Acid-Base Reactions
Issue — How to identify, explain, and model reactions between acids and bases in chemistry?
- Understand the chemical nature of acids and bases according to the Brønsted-Lowry definition.
- Identify acid-base reactions and their main characteristics.
- Know how to use pH indicators to recognize acidic, neutral, or basic environments.
- Model an acid-base reaction as a proton exchange.
- Apply concepts to concrete examples from everyday life and the laboratory.
Part 1: Fundamental Definitions of Acids and Bases
An acid is a chemical species capable of releasing a proton (H+ ion) into a solution. A base is a chemical species capable of capturing a proton.
According to the definition given by chemists Brønsted and Lowry, an acid-base reaction happens when an acid transfers a proton to a base. This definition is broader than Arrhenius’ (acids releasing H+ and bases releasing OH- in water) and applies in many environments.
Examples of Common Acids and Bases
- Hydrochloric acid (HCl): dissociates into H+ and Cl- in aqueous solution.
- Acetic acid (CH3COOH): a weak acid, proton donor.
- Sodium hydroxide (NaOH): a strong base, releases OH- in solution.
- Ammonia (NH3): a weak base, captures a proton to form NH4+.
Acids and bases are defined by their respective abilities to release or capture a proton. This definition helps better understand chemical reactions involving H+ ion exchanges. Recognizing common acids and bases is essential to identify the reactions they cause.
Part 2: Mechanism of Acid-Base Reactions and Proton Transfer
An acid-base reaction can be modeled by the transfer of a proton from a species called acid to another called base. This transformation is often reversible, forming a conjugate acid/base pair.
A conjugate acid/base pair consists of two chemical species that convert into each other during a proton transfer, for example HCl (acid) and Cl- (conjugate base).
For example, in the reaction between hydrochloric acid and ammonia:
| Reactants | Reaction | Products |
|---|---|---|
| HCl + NH3 | HCl gives H+ to NH3 | Cl- + NH4+ |
Characteristics of Acid-Base Reactions
- Transfer of a proton from an acid to a base.
- Formation of conjugate acid/base pairs.

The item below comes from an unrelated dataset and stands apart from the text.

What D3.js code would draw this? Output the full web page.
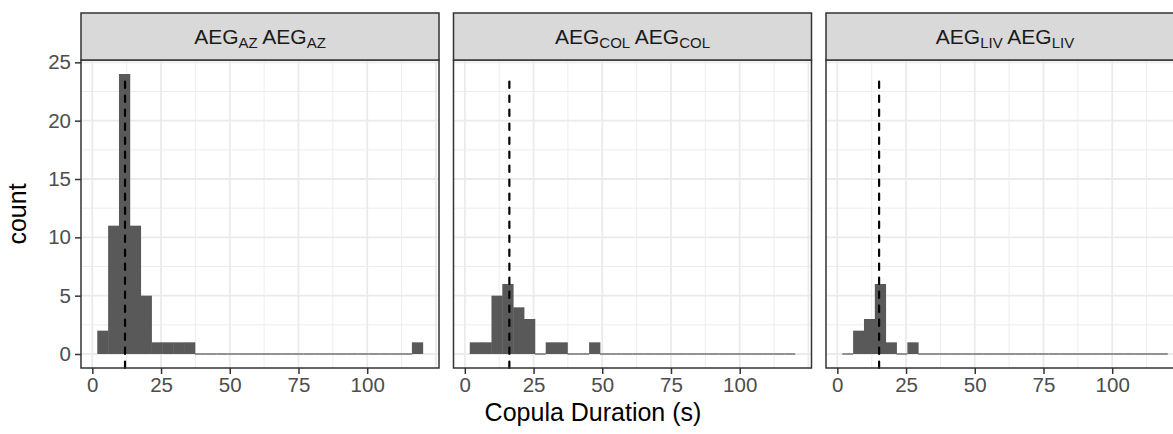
<!DOCTYPE html>
<html>
<head>
<meta charset="utf-8">
<script src="https://cdn.jsdelivr.net/npm/d3@7/dist/d3.min.js"></script>
<style>
  html, body { margin: 0; padding: 0; background: #ffffff; }
  svg { display: block; }
  text { font-family: "Liberation Sans", Arial, Helvetica, sans-serif; }
</style>
</head>
<body>
<svg id="chart" width="1173" height="434"></svg>
<script>
// Facet labels: base name and subscript
const facetNames = ["AEG", "AEG", "AEG"];
const facetSubs = ["AZ", "COL", "LIV"];

// Histogram bins (30 bins shared by all facets)
const binStart = 1.8;
const binWidth = 3.947;

// Counts per bin for each facet
const countsAZ  = [2, 11, 24, 11, 5, 1, 1, 1, 1, 0, 0, 0, 0, 0, 0, 0, 0, 0, 0, 0, 0, 0, 0, 0, 0, 0, 0, 0, 0, 1];
const countsCOL = [1, 1, 5, 6, 4, 3, 0, 1, 1, 0, 0, 1, 0, 0, 0, 0, 0, 0, 0, 0, 0, 0, 0, 0, 0, 0, 0, 0, 0, 0];
const countsLIV = [0, 2, 3, 6, 1, 0, 1, 0, 0, 0, 0, 0, 0, 0, 0, 0, 0, 0, 0, 0, 0, 0, 0, 0, 0, 0, 0, 0, 0, 0];

// Reference (dashed) durations per facet
const refLines = [11.9, 16.2, 15.2];
const refTop = 24;

// Axis ticks
const xTicks = [0, 25, 50, 75, 100];
const yTicks = [0, 5, 10, 15, 20, 25];
const xMajorGrid = [0, 25, 50, 75, 100, 125];
const xMinorGrid = [12.5, 37.5, 62.5, 87.5, 112.5];
const yMinorGrid = [2.5, 7.5, 12.5, 17.5, 22.5];

const xTitle = "Copula Duration (s)";
const yTitle = "count";

const facetCounts = [countsAZ, countsCOL, countsLIV];

// Layout
const panelLeft0 = 81, panelW = 358, panelGap = 14.5;
const stripTop = 13, panelTop = 60, panelBottom = 368;

const svg = d3.select("#chart");

const y = d3.scaleLinear().domain([-1.2, 25.2]).range([panelBottom, panelTop]);

const border = "#333333";
const gridCol = "#EBEBEB";
const barCol = "#595959";
const tickTextCol = "#4D4D4D";
const tickFont = 20.5;

facetCounts.forEach((counts, i) => {
  const left = panelLeft0 + i * (panelW + panelGap);
  const x = d3.scaleLinear().domain([-4.12, 126.12]).range([left, left + panelW]);
  const g = svg.append("g");

  // panel background
  g.append("rect").attr("x", left).attr("y", panelTop)
    .attr("width", panelW).attr("height", panelBottom - panelTop).attr("fill", "#fff");

  // grid
  g.selectAll(null).data(yMinorGrid).join("line")
    .attr("x1", left).attr("x2", left + panelW)
    .attr("y1", d => y(d)).attr("y2", d => y(d))
    .attr("stroke", gridCol).attr("stroke-width", 0.9);
  g.selectAll(null).data(xMinorGrid).join("line")
    .attr("x1", d => x(d)).attr("x2", d => x(d))
    .attr("y1", panelTop).attr("y2", panelBottom)
    .attr("stroke", gridCol).attr("stroke-width", 0.9);
  g.selectAll(null).data(yTicks).join("line")
    .attr("x1", left).attr("x2", left + panelW)
    .attr("y1", d => y(d)).attr("y2", d => y(d))
    .attr("stroke", gridCol).attr("stroke-width", 1.8);
  g.selectAll(null).data(xMajorGrid).join("line")
    .attr("x1", d => x(d)).attr("x2", d => x(d))
    .attr("y1", panelTop).attr("y2", panelBottom)
    .attr("stroke", gridCol).attr("stroke-width", 1.8);

  // histogram bars
  const bins = counts.map((c, k) => ({ x0: binStart + k * binWidth, x1: binStart + (k + 1) * binWidth, c }));
  g.selectAll(null).data(bins).join("rect")
    .attr("x", d => x(d.x0))
    .attr("width", d => x(d.x1) - x(d.x0) + (d.c > 0 ? 0.4 : 0))
    .attr("y", d => d.c > 0 ? y(d.c) : y(0) - 0.6)
    .attr("height", d => d.c > 0 ? y(0) - y(d.c) : 1.2)
    .attr("fill", barCol);

  // dashed reference line
  g.append("line")
    .attr("x1", x(refLines[i])).attr("x2", x(refLines[i]))
    .attr("y1", panelBottom).attr("y2", y(refTop))
    .attr("stroke", "#000").attr("stroke-width", 2.2)
    .attr("stroke-dasharray", "6.5,7.5").attr("stroke-linecap", "round");

  // panel border
  g.append("rect").attr("x", left).attr("y", panelTop)
    .attr("width", panelW).attr("height", panelBottom - panelTop)
    .attr("fill", "none").attr("stroke", border).attr("stroke-width", 1.5);

  // strip
  g.append("rect").attr("x", left).attr("y", stripTop)
    .attr("width", panelW).attr("height", panelTop - stripTop)
    .attr("fill", "#D9D9D9").attr("stroke", border).attr("stroke-width", 1.5);
  const st = g.append("text")
    .attr("x", left + panelW / 2).attr("y", (stripTop + panelTop) / 2 + 7)
    .attr("text-anchor", "middle").attr("fill", "#1A1A1A").attr("font-size", 21);
  st.append("tspan").text(facetNames[i]);
  st.append("tspan").attr("font-size", 15).attr("dy", 4).text(facetSubs[i]);
  st.append("tspan").attr("dy", -4).text(" " + facetNames[i]);
  st.append("tspan").attr("font-size", 15).attr("dy", 4).text(facetSubs[i]);

  // x axis
  const ax = g.append("g").attr("transform", `translate(0,${panelBottom})`)
    .call(d3.axisBottom(x).tickValues(xTicks).tickSize(6).tickPadding(3).tickFormat(d3.format("d")));
  ax.select(".domain").remove();
  ax.selectAll(".tick line").attr("stroke", border).attr("stroke-width", 1.5);
  ax.selectAll(".tick text").attr("fill", tickTextCol).attr("font-size", tickFont)
    .attr("font-family", "Liberation Sans, Arial, sans-serif");

  if (i === 0) {
    const ay = g.append("g").attr("transform", `translate(${left},0)`)
      .call(d3.axisLeft(y).tickValues(yTicks).tickSize(6).tickPadding(4));
    ay.select(".domain").remove();
    ay.selectAll(".tick line").attr("stroke", border).attr("stroke-width", 1.5);
    ay.selectAll(".tick text").attr("fill", tickTextCol).attr("font-size", tickFont)
      .attr("font-family", "Liberation Sans, Arial, sans-serif");
  }
});

// axis titles
svg.append("text").attr("x", 593).attr("y", 421)
  .attr("text-anchor", "middle").attr("font-size", 25).attr("fill", "#000")
  .text(xTitle);
svg.append("text")
  .attr("transform", `translate(26,${(panelTop + panelBottom) / 2}) rotate(-90)`)
  .attr("text-anchor", "middle").attr("font-size", 25).attr("fill", "#000")
  .text(yTitle);
</script>
</body>
</html>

- Often fast and reversible reactions.
Acid-base reactions involve proton exchanges between two chemical species, generating conjugate pairs. Understanding this dynamic is fundamental to study aqueous solution behavior and predict the evolution of chemical systems.
Part 3: pH and Chemical Indicators
pH is a measure of the acidity or basicity of a solution. It corresponds to the concentration of hydrogen ions (H+) present.

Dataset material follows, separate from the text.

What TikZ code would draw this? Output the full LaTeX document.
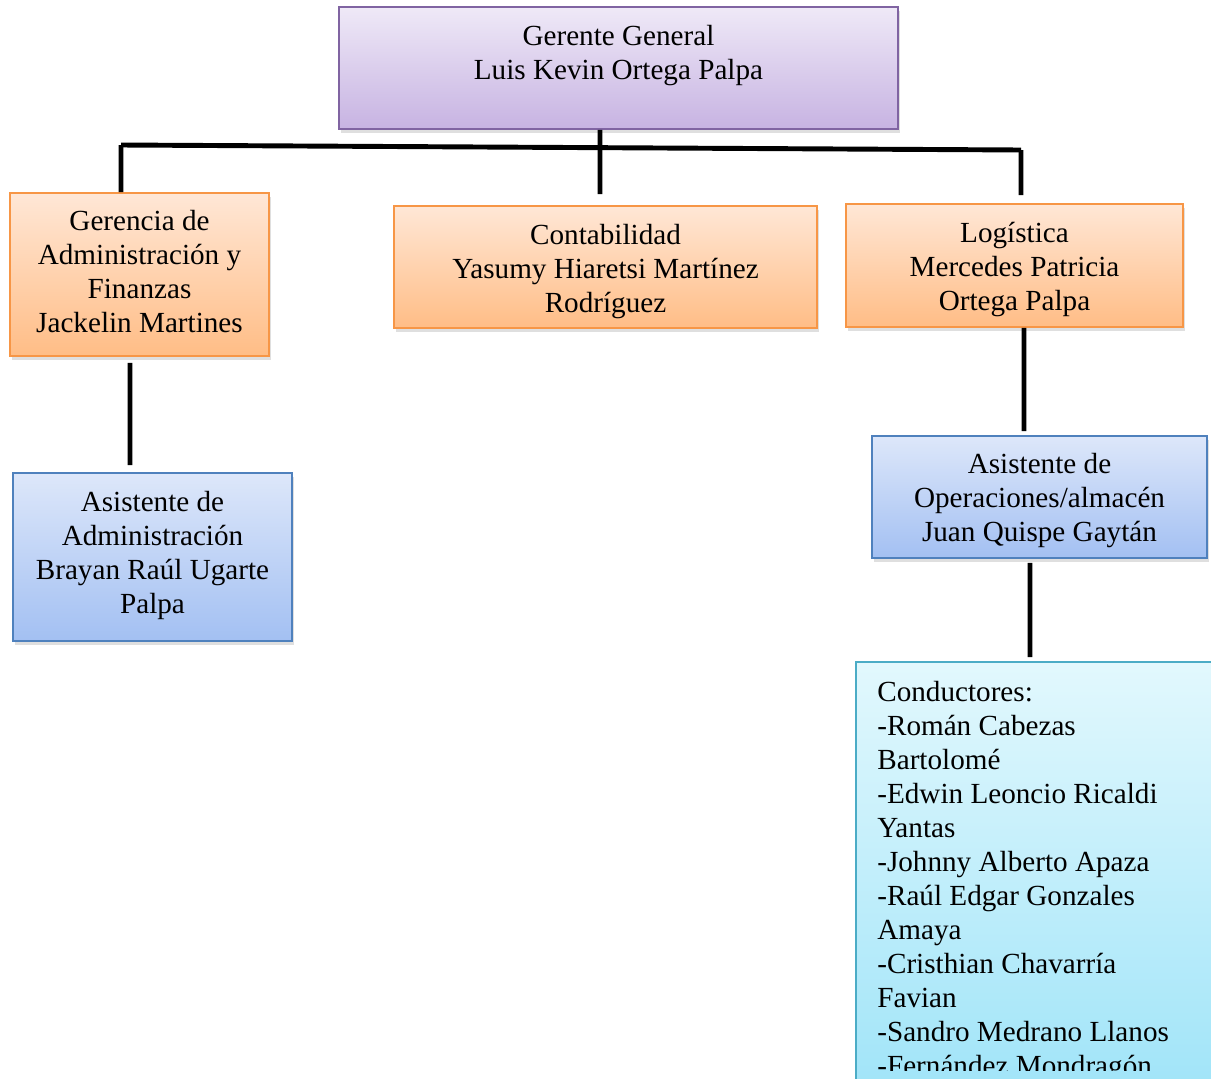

pH is defined by the relation: pH = -log [H+]. It usually varies from 0 to 14 in aqueous solutions.
A pH below 7 indicates an acidic environment, a pH equal to 7 a neutral environment, and a pH above 7 a basic environment. pH is used to characterize the medium in which an acid-base reaction takes place.
Colored Indicators
Indicators are substances that change color depending on the solution's pH. For example:
- pH paper: changes color from red (acidic) to blue (basic).
- Bromothymol blue: yellow in acidic medium, blue in basic medium.
- Phenolphthalein: colorless in acidic medium, pink in basic medium.
pH is an essential tool for describing the acidity or basicity of a medium and anticipating acid-base reactions. Chemical indicators allow simple visual recognition of whether a solution is acidic or basic, facilitating laboratory work and real-life applications.
Part 4: Applications and Everyday Examples
Acid-base reactions are everywhere in daily life, nature, and industry.
Concrete Examples
- Digestion in the stomach: gastric juice contains hydrochloric acid which helps break down food.
- Baking soda (NaHCO3) is a base used to neutralize acidity in some reactions or products, like in cooking.
- Soap making relies on reactions between fatty acids and a strong base.
- Acid rain results from reactions between pollutant gases and water vapor forming acids in the atmosphere.
Knowing acid-base reactions helps better understand natural phenomena, industrial processes, and domestic applications. This scientific understanding promotes responsible actions and technological innovations.
Acid-base reactions lie at the heart of many important chemical transformations. In 9th grade, mastering the definition of acids and bases according to Brønsted-Lowry, identifying acid/base pairs, understanding proton transfer, and the importance of pH is crucial. This knowledge enables analyzing simple chemical reactions and relating them to concrete examples from everyday life and the laboratory. Thus, chemistry becomes an accessible tool to explain the world around us.